Nevertheless, a stigma surrounds the concept of relying on a matchmaking site to find one’s besheret. Roffe believes that this existing stigma is not uniquely true about using YUConnects, but other “dating initiatives” as well. She explained, “While many people get set up by matchmakers, using resumes, and/or an online profile, it is still not ‘natural’ enough for today’s society–we need to casually meet or be introduced by friends.” Roffe stated that she is unsure as to why this is the norm mentality, but admitted that “I also can’t pretend that I am not immune to this way of thinking.” The GPATS student shares a similar view. She asserted, “I think [the stigma] has to do with using a dating site in general. A lot of people just want to meet someone naturally and may feel looked down upon, or they feel people might pity them because they weren’t able to meet someone on their own. When in reality, [using YUConnects] is no different than going to a shadchan.”

The YUConnects mission is to support and help Jewish singles create meaningful and healthy relationships in their search for the one. When asked if she would recommend YUConnects to her friends, the SCW student said, “I have in the past, and will continue to recommend it.
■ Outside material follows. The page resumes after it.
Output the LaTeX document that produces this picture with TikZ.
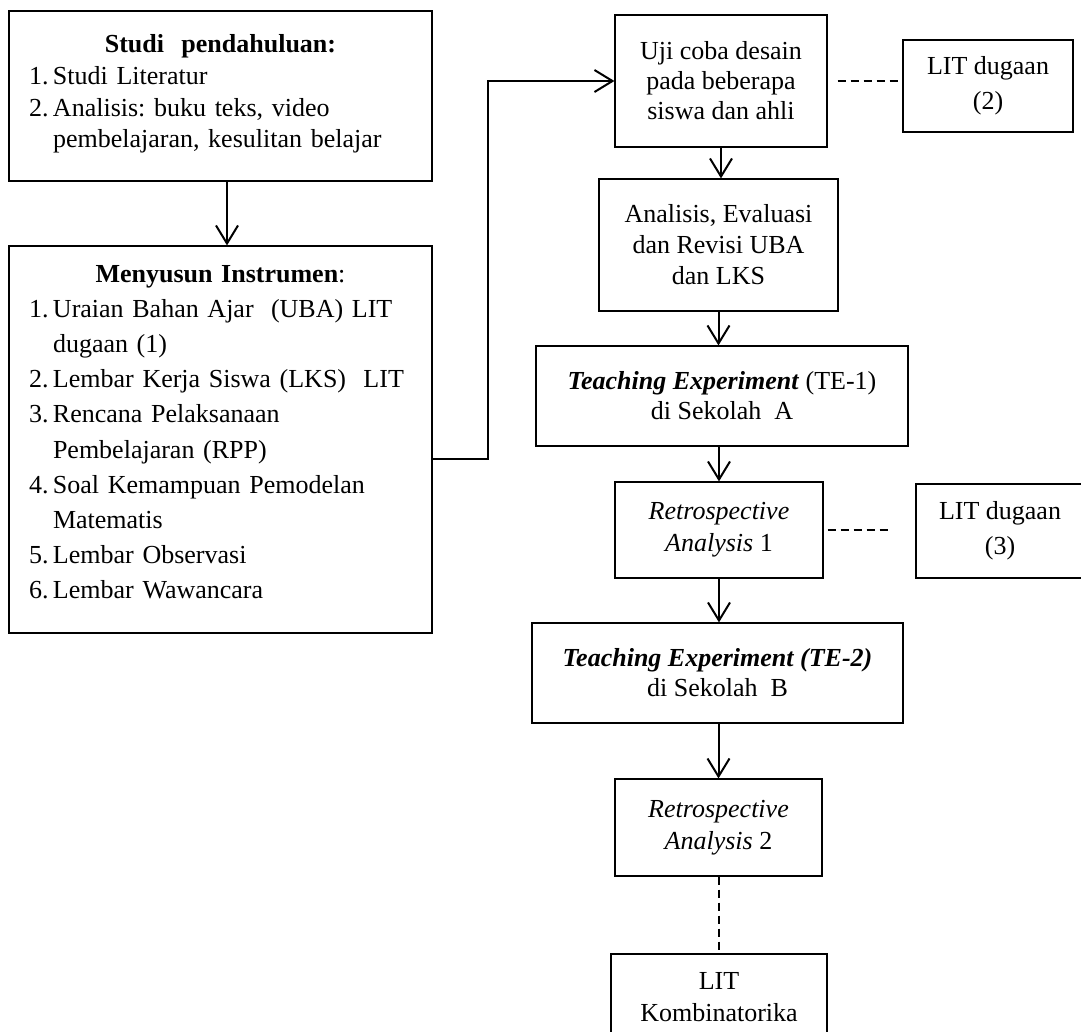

Yes, it costs money and it could get frustrating when you go a while without a date, but so far it’s the best option for serious daters.” In reflection of her YUConnects experience, the GPATS student stated, “Is it dejecting to be on it for so long and not get set up? Yeah, but it’s more dejecting when you’re not on it and you get nothing.” At the end of the day, she believes that the very act of continuously trying to find a match should be a source of comfort for individuals, not a deterrent. In conclusion, she said, “I think that it’s our role to do our hishtadlus. Is it sad that we don’t get set up often? Yes. But it’s not for our lack of trying.”